Mohammad Amir ready for crowd pressure as England vs Pakistan awaits

Amir will make his Test return at Lord’s on July 14.
DIBYANGSHU SARKAR/AFP/Getty Images
Tom Collomosse1 July 2016

If Mohammad Amir thought he would be given an easy ride at cricket grounds when he returned to the game, he learned very quickly that he was wrong.

Amir is back in the Pakistan team after serving a five-year ban for bowling no-balls deliberately during the 2010 Lord’s Test against England. The paceman was also given a six-month prison sentence, eventually serving three months in a young offenders’ institute.

On July 14, he will make his Test return — at Lord’s — though his first proper game in England since 2010 starts on Sunday, a three-day match against Somerset at Taunton.

Amir is said to be ready for whatever crowds throw at him. While there will perhaps be booing and heckling, there is unlikely to be the open mockery Amir suffered on his comeback tour of New Zealand this year.
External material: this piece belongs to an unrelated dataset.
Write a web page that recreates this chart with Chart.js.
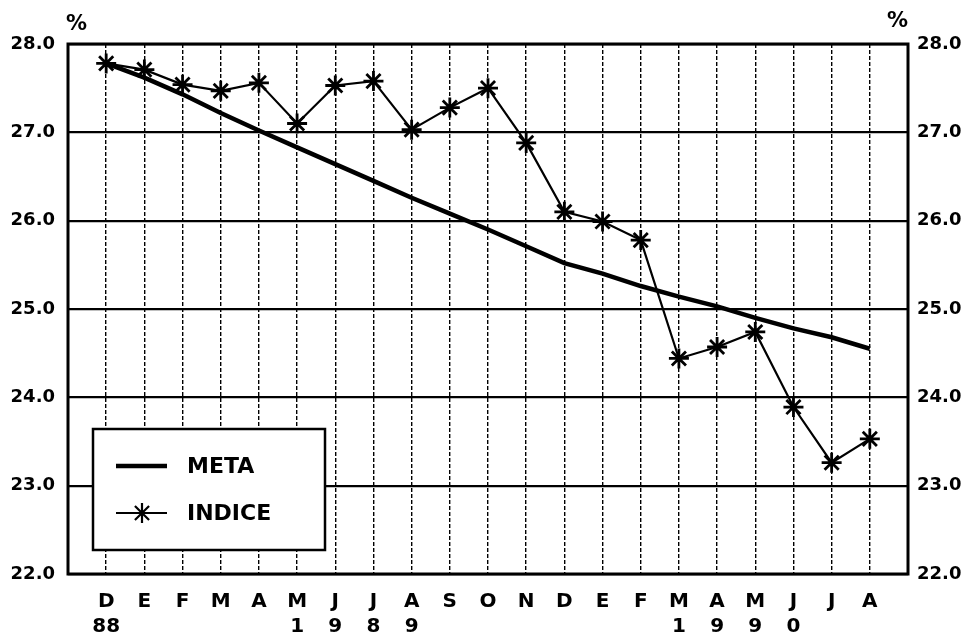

As Amir prepared to bowl in a T20 international in Wellington, the stadium announcer played the sound of a cash till ringing. Amir received an apology from New Zealand Cricket but it was a taste of what may await.

Taunton should provide relatively sympathetic surroundings, as should Hove — where Pakistan play Sussex — and Lord’s.

Yet when Amir travels to noisier grounds like Old Trafford and Edgbaston, he may find the locals more hostile. There is only one way for him to silence them — and according to captain Misbah-ul-Haq, he will do so.

Amir was only 18 when he was banned for what happened at Lord’s, but he was still one of the best young fast bowlers in the world.

“The way he has been bowling, he is there,” said Misbah. “You look at his bowling speed, his swing, his control, they’re all there. He can still be the best bowler in the world. Whatever form of the game he has played since his comeback, he has done well.

“He knows he is under pressure but he is handling it well. It is a chance to win back all his fans.”